Rough Trade

Emiliana Torrini : Fisherman's Woman (ICE/UK,2004)****° (classic)
It’s really weird how, for me reality often seems to become harder and harsher and more inhumane every day, in a more and more politically governed society, while there also is first of all an increasing number of creativity from ordinary people with a true humane aspect, and amazingly too, there’s also more true gentleness in music, like with Emiliana Torrini, a music which leaves self-concerned melancholy behind, keeps an open vision, and spreads a positive energy wherever it can. It’s like the beauty of an inside philosophy after pain, that wins, more than those victimized who prefer to reflect those feelings of lost moments of being most important (who rarely if ever transcend their extreme perspective). Gentleness is not necessarily naïve and over-protected. Being ready to be like this, with an adult vision, really gives this society exactly what it needs, like in the voice and visions of Emiliana Torrini. We hear a very intimate sparse sound of voice and guitar, and neat minimal accompaniment. The voice carries all music attention away, so much so that one hardly notices how it is so well textured and that it brings even more life to it. A detail, a feather light accordion, was immediately noticed on “Lifesaver”. Further, all kinds of guitars, some percussion and a few other instruments are nothing but the perfect stimulation of the underlying loveliness. Only the short “Fisherman’s Woman” is lead by piano instead of guitars and textured sounds.

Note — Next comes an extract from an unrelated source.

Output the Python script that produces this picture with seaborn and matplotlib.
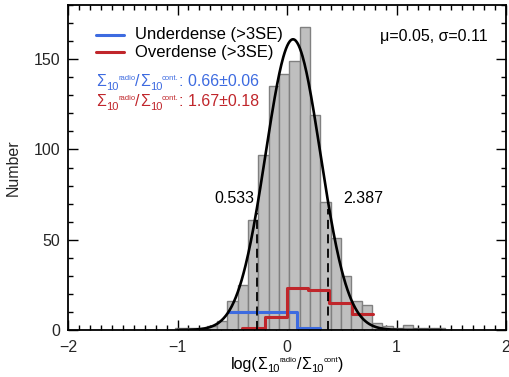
import numpy as np
import pandas as pd
import matplotlib
matplotlib.use("Agg")
import matplotlib.pyplot as plt
import seaborn as sns
from matplotlib.ticker import MultipleLocator

# ---------------- data ----------------
# full sample histogram: bin edges (log ratio) and counts
hist_edges = [-1.0185, -0.924, -0.8295, -0.735, -0.6405, -0.546, -0.4515, -0.357,
              -0.2625, -0.168, -0.0735, 0.021, 0.1155, 0.21, 0.3045, 0.399,
              0.4935, 0.588, 0.6825, 0.777, 0.8715, 0.966, 1.0605, 1.155,
              1.2495, 1.344, 1.4385]
hist_counts = [1, 1, 1, 2, 5, 16, 25, 61, 97, 135, 142, 149, 168, 119, 71, 51,
               30, 16, 14, 4, 2, 1, 3, 1, 1, 1]

# underdense (>3SE) subset
under_edges = [-0.532, -0.325, -0.118, 0.088, 0.305]
under_counts = [10, 10, 10, 1]

# overdense (>3SE) subset
over_edges = [-0.41, -0.205, 0.002, 0.194, 0.388, 0.59, 0.788]
over_counts = [1, 7, 23, 22, 15, 9]

# Gaussian fit curve parameters
fit_amp = 161.0
fit_mu = 0.055
fit_sigma = 0.25
fit_range = (-1.0, 1.41)

# +/- 3 sigma limits (linear ratio values)
limit_labels = ["0.533", "2.387"]
limit_values = [0.533, 2.387]

stats_text = "\u03bc=0.05, \u03c3=0.11"
legend_labels = ["Underdense (>3SE)", "Overdense (>3SE)"]
under_ratio = ": 0.66\u00b10.06"
over_ratio = ": 1.67\u00b10.18"

# ---------------- style ----------------
sns.set_style("ticks")
plt.rcParams["font.family"] = ["Liberation Sans", "DejaVu Sans"]
plt.rcParams["axes.unicode_minus"] = True

FS = 11.5
SUB = 8
SUP = 5.5
BLUE = "#3d6be0"
RED = "#c0262b"

W, H = 509, 377
fig = plt.figure(figsize=(W / 100, H / 100), dpi=100)
AX_L, AX_R, AX_T, AX_B = 68, 506, 5, 330
ax = fig.add_axes([AX_L / W, 1 - AX_B / H, (AX_R - AX_L) / W, (AX_B - AX_T) / H])

def centers(edges):
    e = np.asarray(edges)
    return (e[:-1] + e[1:]) / 2

# gray histogram
sns.histplot(x=centers(hist_edges), weights=hist_counts, bins=hist_edges,
             stat="count", element="bars", fill=True, color="#bfbfbf",
             edgecolor="#808080", linewidth=1.0, alpha=1.0, ax=ax)

# subsets as step outlines
sns.histplot(x=centers(under_edges), weights=under_counts, bins=under_edges,
             element="step", fill=False, color=BLUE, linewidth=2.2, ax=ax)
sns.histplot(x=centers(over_edges), weights=over_counts, bins=over_edges,
             element="step", fill=False, color=RED, linewidth=2.2, ax=ax)

# Gaussian curve
xs = np.linspace(fit_range[0], fit_range[1], 400)
ys = fit_amp * np.exp(-0.5 * ((xs - fit_mu) / fit_sigma) ** 2)
sns.lineplot(x=xs, y=ys, color="black", linewidth=1.9, ax=ax)

# dashed +/- 3 sigma lines
for lab, val, ha, off in zip(limit_labels, limit_values, ["right", "left"], [-0.025, 0.14]):
    lx = np.log10(val)
    top = fit_amp * np.exp(-0.5 * ((lx - fit_mu) / fit_sigma) ** 2)
    ax.vlines(lx, 0, top - 3, colors="black", linestyles=(0, (5, 3)), linewidth=1.3)
    ax.text(lx + off, 73, lab, ha=ha, va="center", fontsize=FS, color="black")

ax.set_xlim(-2, 2)
ax.set_ylim(0, 180)
ax.xaxis.set_major_locator(MultipleLocator(1))
ax.xaxis.set_minor_locator(MultipleLocator(0.1))
ax.yaxis.set_major_locator(MultipleLocator(50))
ax.yaxis.set_minor_locator(MultipleLocator(10))
ax.tick_params(which="both", direction="in", top=True, right=True,
               labelsize=FS, color="black", width=1.0)
ax.tick_params(which="major", length=7)
ax.tick_params(which="minor", length=3.5)
ax.tick_params(axis="x", which="major", pad=7)
ax.tick_params(axis="y", which="major", pad=5.5)
for s in ax.spines.values():
    s.set_linewidth(1.3)
    s.set_color("black")
ax.set_xlabel("")
ax.set_ylabel("Number", fontsize=FS, labelpad=9)

# ---------- rich text helper (IDL-style sub/superscripts) ----------
renderer = fig.canvas.get_renderer()

def rich(x_px, y_px, pieces, color, align="left"):
    """pieces: list of (string, fontsize, dy_px). y_px is baseline (from top)."""
    texts, widths = [], []
    for s, size, dy in pieces:
        t = fig.text(0, 0, s, fontsize=size, color=color, ha="left", va="baseline")
        widths.append(t.get_window_extent(renderer).width)
        texts.append(t)
    cur = x_px - (sum(widths) / 2 if align == "center" else 0)
    for t, w, (s, size, dy) in zip(texts, widths, pieces):
        t.set_position((cur / W, (H - y_px + dy) / H))
        cur += w

def sigma_ratio(sup2):
    return [("\u03a3", FS, 0), ("10", SUB, -3.5), ("radio", SUP, 6.5),
            ("/", FS, 0), ("\u03a3", FS, 0), ("10", SUB, -3.5), (sup2, SUP, 6.5)]

# x label
rich(287, 369, [("log(", FS, 0)] + sigma_ratio("cont") + [(")", FS, 0)],
     "black", align="center")

# legend (manual, IDL style)
tr = ax.transAxes
def ax_xy(px, py):
    return ((px - AX_L) / (AX_R - AX_L), (AX_B - py) / (AX_B - AX_T))

for py, col, lab in [(35, BLUE, legend_labels[0]), (52, RED, legend_labels[1])]:
    x0, y0 = ax_xy(96, py)
    x1, _ = ax_xy(124, py)
    ax.plot([x0, x1], [y0, y0], color=col, linewidth=2.2, transform=tr)
    tx, _ = ax_xy(135, py)
    ax.text(tx, y0, lab, transform=tr, ha="left", va="center", fontsize=12, color="black")

rich(96, 86, sigma_ratio("cont.") + [(under_ratio, FS, 0)], BLUE)
rich(96, 106, sigma_ratio("cont.") + [(over_ratio, FS, 0)], RED)

sx, sy = ax_xy(488, 37)
ax.text(sx, sy, stats_text, transform=tr, ha="right", va="center", fontsize=FS, color="black")

fig.savefig("out.png", dpi=100)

Emiliana Torrini is half Icelandic, half Italian. She grew up in Iceland and spent her teen summers in Germany. Later she moved to Brixton, spend some time in America. She “wanted to move to India, learn the classical techniques there, then move to Bulgaria, be a gypsy, and learn the techniques, and keep moving and learning new ways of singing” – but instead she came to England and made this record, which is in fact her third album if you count her modestly made earlier song collection (partly triphop?) albums too. I noticed more far North artists have this cold-is-skin-and-warm-is-the-heart gentle character. Emiliana shows even more, the world-is-my-perspective type of inspired strength to it, making her music immediately reflective for a wider audience, to be able to touch almost anyone’s heart from the first note to the last.